Answered By: Barbara Coffey Last Updated: Sep 30, 2019 Views: 48
Answered By: Barbara Coffey
Last Updated: Sep 30, 2019 Views: 48
See the Credit default swap section of the Finance guide for sources.
Steps for getting Sovereign CDS prices in Markit:
- You need the Redcodes (the unique ID in Markit) for the country CDSs.
- In Step 4, add the variable REFERENCEENTITY
- Return to step 3, go to the “Entities” section and make “Reference Entity Type = Sov” note that it’s case sensitive.
- This will give you the country Redcodes.

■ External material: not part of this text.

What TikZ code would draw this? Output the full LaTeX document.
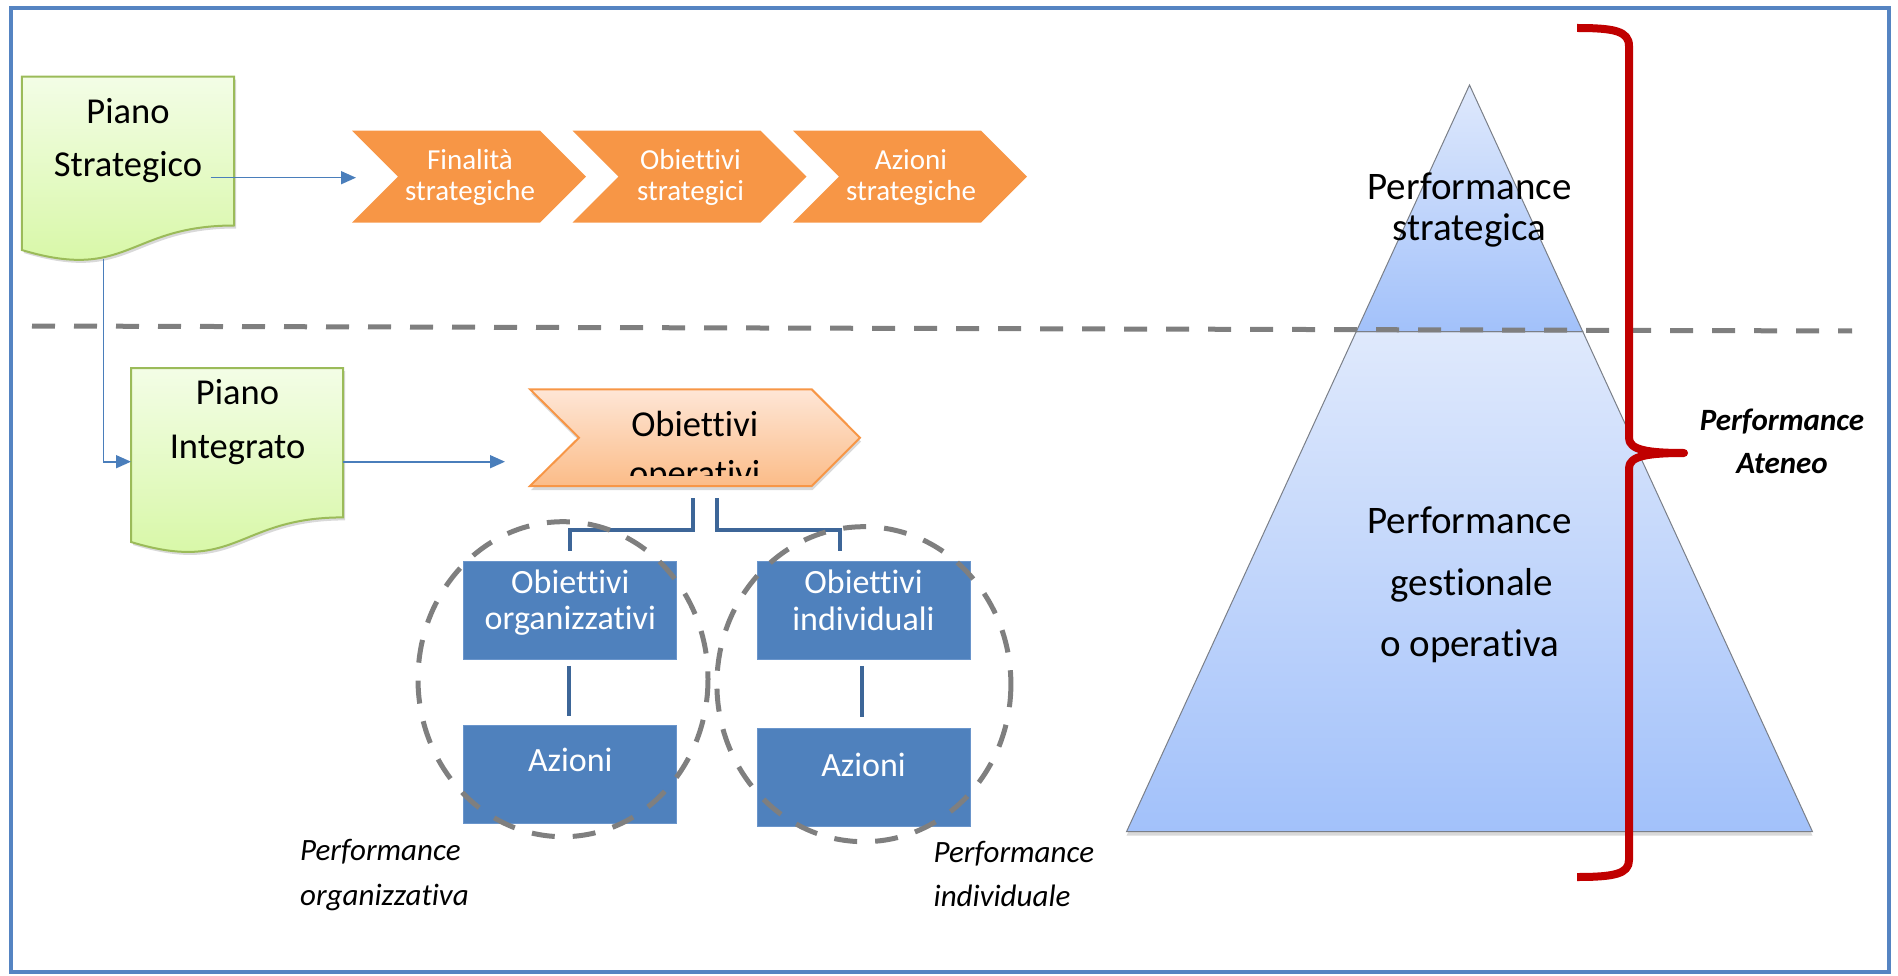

- Take the Redcodes to the “Credit Default Swap” section and upload them as a .txt file
- For sovereigns the most heavily used time series are “Spread10Y” and “Spread5Y”
- In the screening variables section, uncheck some of the boxes
- Currency: Only check USD for every CDS. Note that the United States CDS is not priced in USD so you have to get that in a different currency
- Document clause: You can buy CDSs that will default based on different criteria. Generally use “MR”.
- See - Per Chodorow-Reich, p 14, the most liquid contracts are contracts with the MR (modified restructuring) clause. "Effects of Unconventional Monetary Policy on Financial Institutions."